FBR analysts said, "The floater market is weakening, with newer rigs competing down market with older rigs. Furthermore, the frequency of sublets from operators is exacerbating the downward pressure. In some cases, companies are competing with their own rigs, as operators seek to sublet from current contracts. Some areas of strength remain. Brazil continues to search for drilling capacity in order to satisfy its large drilling program."

They said, "The Middle East and Southeast Asia are seeing the greatest amount of weakness, with many jack ups stacking or expected to stack after current contracts. In addition, operators have been seeking rate relief in exchange for longer terms, which has helped to increase contract coverage for some offshore drillers. The North Sea remains somewhat insulated, as is typical of the high regulation region. Mexico is the sole bright spot in jack up demand, and several incremental tenders are expected in May and June. Estimates for required jack ups range from 4 to 10 additional units, and we expect this to be highly competitive. The Gulf of Mexico is weak as well but is the only region to have lower day rates pique the interest of some smaller operators."

Meanwhile, drilling contractors Noble Corp., Diamond Offshore Drilling Inc., and Ensco International Inc. reported first-quarter earnings above Wall Street consensus estimates largely because of lower-than-expected operating costs. Following conference calls Apr. 23 from each of the drilling contractors to financial analysts, officials at Pritchard Capital Partners LLC, New Orleans, noted that operating costs "are moderating and in some cases declining from 2008 and that the market is going to be bad as expected, but very manageable and not as bad as some may have anticipated." They said, "The tone on all of the calls was somewhat positive, although all were very well aware that rates were declining and rigs would be stacked throughout the year."

James D. Crandell at Barclays Capital Inc. said, "Demand for jack ups both internationally and in the Gulf of Mexico continues to soften, and day rates and utilization are likely to remain weak through 2010." He said in another report, "New rig orders are expected to remain relatively weak through 2009 and much of 2010 (although Brazil should be a bright spot)."

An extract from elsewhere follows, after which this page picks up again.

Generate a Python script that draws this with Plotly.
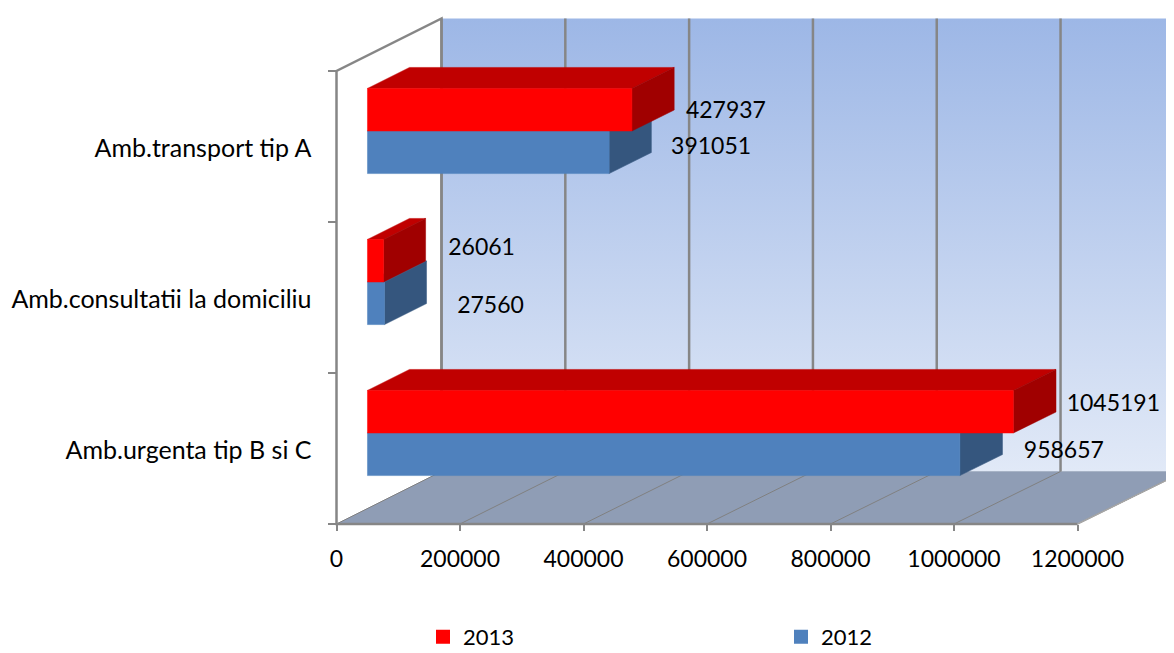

Pritchard Capital analysts agreed, saying, "The jack up market will remain soft into 2010, and rigs will experience significant rate declines as well as substantial idle time. With supply exceeding demand, we had expected that the market would exit 2009 with 45 to 75 jack ups idle. We now forecast that this figure is likely to be closer to the higher-end of this range, as prospects for additional jack up tenders are dwindling with commodity prices remaining relatively weak. The imbalance now appears to be approximately 78 rigs. We expect the Middle East, Southeast Asia and Gulf of Mexico will be the weakest regions in 2009, but are forecasting day rate declines of 30% to 56% in 2009 and additional declines of [as much as] 26% in 2010 across all regions."

They added, "While we expect the ultradeepwater floater market to hold up better than the jack up and midwater markets, we believe leading edge day rates will decline to approximately $495,000 in 2010 for drillships and $425,000 for semisubmersibles. India, West Africa, and Brazil will likely continue to demand ultradeepwater rigs, and with the current market demand exceeding supply through 2010, rates will likely hold firm near our forecasts."